**OBJECTIVE**
From the listing below, copy only the lines from the line that contains "Write a LaTeX" to the line that contains "(t0) -- ([xshift=-9pt]temps.west);", counting those two lines as part of the copy.

**RECORDS SUPPLIED**
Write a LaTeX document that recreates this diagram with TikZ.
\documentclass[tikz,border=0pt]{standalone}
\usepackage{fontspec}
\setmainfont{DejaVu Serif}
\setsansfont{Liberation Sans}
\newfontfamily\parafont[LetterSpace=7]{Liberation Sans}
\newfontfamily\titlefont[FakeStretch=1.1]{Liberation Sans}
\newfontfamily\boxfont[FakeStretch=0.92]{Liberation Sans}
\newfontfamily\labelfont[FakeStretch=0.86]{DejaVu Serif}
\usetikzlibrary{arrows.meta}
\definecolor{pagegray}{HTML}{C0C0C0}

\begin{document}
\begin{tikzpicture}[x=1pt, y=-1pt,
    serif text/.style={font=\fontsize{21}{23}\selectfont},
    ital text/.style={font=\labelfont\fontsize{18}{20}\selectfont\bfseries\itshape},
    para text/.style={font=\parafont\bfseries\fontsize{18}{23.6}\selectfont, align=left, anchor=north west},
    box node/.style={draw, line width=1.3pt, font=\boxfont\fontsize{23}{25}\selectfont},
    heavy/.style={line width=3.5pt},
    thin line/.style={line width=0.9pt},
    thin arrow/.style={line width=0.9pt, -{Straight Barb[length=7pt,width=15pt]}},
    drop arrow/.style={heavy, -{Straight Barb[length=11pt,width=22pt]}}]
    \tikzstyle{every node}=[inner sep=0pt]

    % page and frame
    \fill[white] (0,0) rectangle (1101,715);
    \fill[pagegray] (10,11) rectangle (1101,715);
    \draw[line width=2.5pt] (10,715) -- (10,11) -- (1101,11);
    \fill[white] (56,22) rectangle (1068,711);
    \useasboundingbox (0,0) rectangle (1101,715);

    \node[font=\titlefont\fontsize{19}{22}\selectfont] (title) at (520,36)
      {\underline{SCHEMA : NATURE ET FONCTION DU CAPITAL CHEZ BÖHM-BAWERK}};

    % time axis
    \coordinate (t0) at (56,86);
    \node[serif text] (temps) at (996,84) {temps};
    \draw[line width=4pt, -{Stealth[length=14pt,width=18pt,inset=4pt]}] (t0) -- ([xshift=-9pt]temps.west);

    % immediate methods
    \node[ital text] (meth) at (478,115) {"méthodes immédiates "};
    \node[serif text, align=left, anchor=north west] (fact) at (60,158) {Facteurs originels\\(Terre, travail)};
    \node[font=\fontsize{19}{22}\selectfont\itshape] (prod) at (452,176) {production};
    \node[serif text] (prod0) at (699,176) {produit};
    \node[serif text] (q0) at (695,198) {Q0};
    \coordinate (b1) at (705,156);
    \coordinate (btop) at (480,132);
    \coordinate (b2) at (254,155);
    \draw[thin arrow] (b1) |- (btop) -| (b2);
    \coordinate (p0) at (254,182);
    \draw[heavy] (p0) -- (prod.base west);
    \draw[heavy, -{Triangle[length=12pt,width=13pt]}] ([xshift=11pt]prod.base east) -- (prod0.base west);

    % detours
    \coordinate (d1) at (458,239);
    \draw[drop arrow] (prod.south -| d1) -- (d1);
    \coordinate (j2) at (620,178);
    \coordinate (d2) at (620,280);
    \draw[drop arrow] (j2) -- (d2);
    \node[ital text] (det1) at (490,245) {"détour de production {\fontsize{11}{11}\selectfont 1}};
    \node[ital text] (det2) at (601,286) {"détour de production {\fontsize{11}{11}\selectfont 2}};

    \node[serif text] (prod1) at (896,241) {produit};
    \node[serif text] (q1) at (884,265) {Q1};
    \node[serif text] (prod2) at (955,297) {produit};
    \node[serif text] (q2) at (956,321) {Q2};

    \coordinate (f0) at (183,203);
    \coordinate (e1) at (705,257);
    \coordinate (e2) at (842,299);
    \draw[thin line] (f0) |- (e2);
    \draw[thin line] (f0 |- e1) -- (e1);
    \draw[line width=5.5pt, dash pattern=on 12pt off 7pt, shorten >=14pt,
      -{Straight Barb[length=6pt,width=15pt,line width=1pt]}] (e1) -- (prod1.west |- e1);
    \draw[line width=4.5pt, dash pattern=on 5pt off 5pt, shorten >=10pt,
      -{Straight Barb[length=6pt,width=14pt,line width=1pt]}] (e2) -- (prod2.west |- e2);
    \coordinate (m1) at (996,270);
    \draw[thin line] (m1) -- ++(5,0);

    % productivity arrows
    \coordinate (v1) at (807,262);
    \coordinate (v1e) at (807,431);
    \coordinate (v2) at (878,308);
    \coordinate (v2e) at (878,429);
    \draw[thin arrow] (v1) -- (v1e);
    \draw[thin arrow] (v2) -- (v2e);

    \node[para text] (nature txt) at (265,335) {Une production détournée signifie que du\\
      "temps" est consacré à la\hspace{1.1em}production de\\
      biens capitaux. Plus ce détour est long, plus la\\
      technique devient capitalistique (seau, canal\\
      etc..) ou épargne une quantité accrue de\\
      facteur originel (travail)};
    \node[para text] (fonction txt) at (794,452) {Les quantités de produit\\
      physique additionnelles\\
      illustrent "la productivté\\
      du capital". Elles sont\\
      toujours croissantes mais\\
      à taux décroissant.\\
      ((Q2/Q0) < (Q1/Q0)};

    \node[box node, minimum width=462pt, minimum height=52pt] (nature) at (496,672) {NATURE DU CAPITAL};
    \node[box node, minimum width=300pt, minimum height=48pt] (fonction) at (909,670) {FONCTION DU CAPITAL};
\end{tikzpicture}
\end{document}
---
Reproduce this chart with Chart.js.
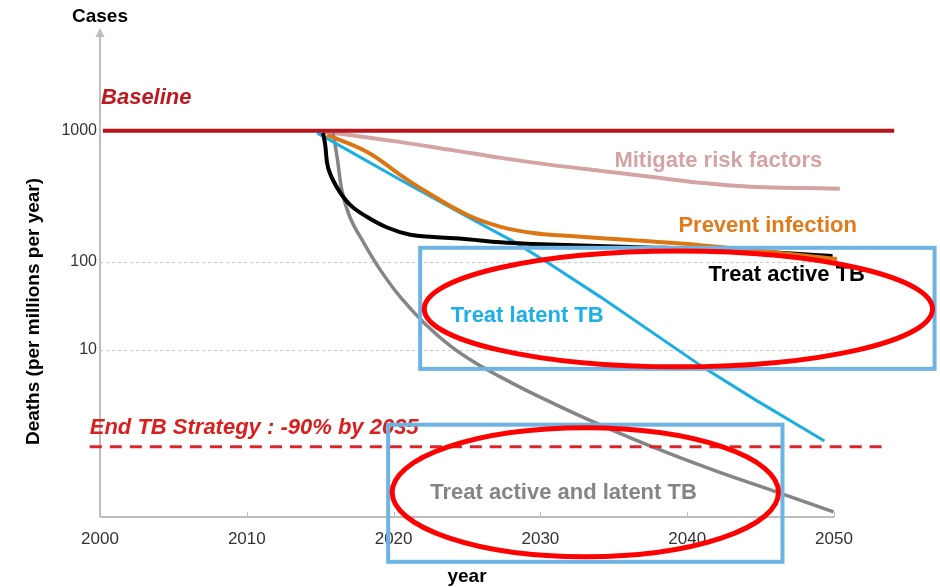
--
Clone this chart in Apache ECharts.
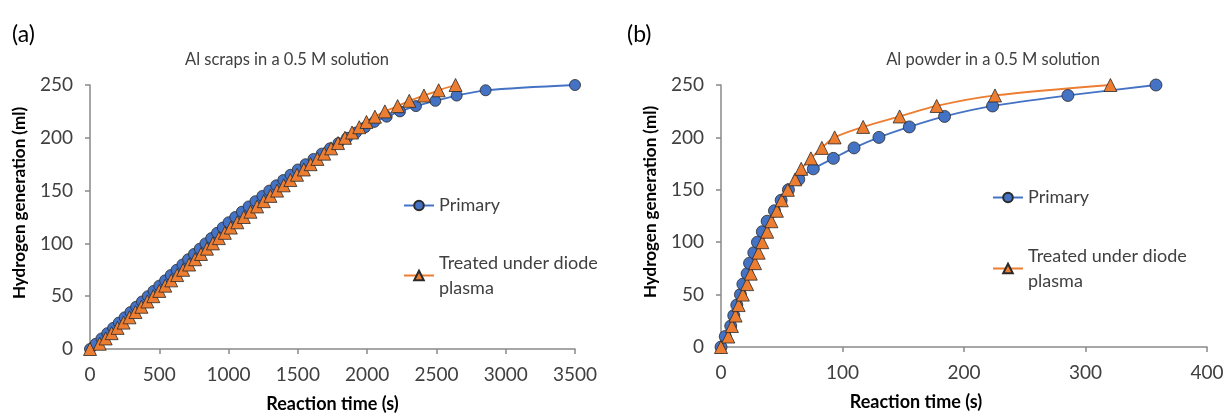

**WORKED SOLUTION**
Write a LaTeX document that recreates this diagram with TikZ.
\documentclass[tikz,border=0pt]{standalone}
\usepackage{fontspec}
\setmainfont{DejaVu Serif}
\setsansfont{Liberation Sans}
\newfontfamily\parafont[LetterSpace=7]{Liberation Sans}
\newfontfamily\titlefont[FakeStretch=1.1]{Liberation Sans}
\newfontfamily\boxfont[FakeStretch=0.92]{Liberation Sans}
\newfontfamily\labelfont[FakeStretch=0.86]{DejaVu Serif}
\usetikzlibrary{arrows.meta}
\definecolor{pagegray}{HTML}{C0C0C0}

\begin{document}
\begin{tikzpicture}[x=1pt, y=-1pt,
    serif text/.style={font=\fontsize{21}{23}\selectfont},
    ital text/.style={font=\labelfont\fontsize{18}{20}\selectfont\bfseries\itshape},
    para text/.style={font=\parafont\bfseries\fontsize{18}{23.6}\selectfont, align=left, anchor=north west},
    box node/.style={draw, line width=1.3pt, font=\boxfont\fontsize{23}{25}\selectfont},
    heavy/.style={line width=3.5pt},
    thin line/.style={line width=0.9pt},
    thin arrow/.style={line width=0.9pt, -{Straight Barb[length=7pt,width=15pt]}},
    drop arrow/.style={heavy, -{Straight Barb[length=11pt,width=22pt]}}]
    \tikzstyle{every node}=[inner sep=0pt]

    % page and frame
    \fill[white] (0,0) rectangle (1101,715);
    \fill[pagegray] (10,11) rectangle (1101,715);
    \draw[line width=2.5pt] (10,715) -- (10,11) -- (1101,11);
    \fill[white] (56,22) rectangle (1068,711);
    \useasboundingbox (0,0) rectangle (1101,715);

    \node[font=\titlefont\fontsize{19}{22}\selectfont] (title) at (520,36)
      {\underline{SCHEMA : NATURE ET FONCTION DU CAPITAL CHEZ BÖHM-BAWERK}};

    % time axis
    \coordinate (t0) at (56,86);
    \node[serif text] (temps) at (996,84) {temps};
    \draw[line width=4pt, -{Stealth[length=14pt,width=18pt,inset=4pt]}] (t0) -- ([xshift=-9pt]temps.west);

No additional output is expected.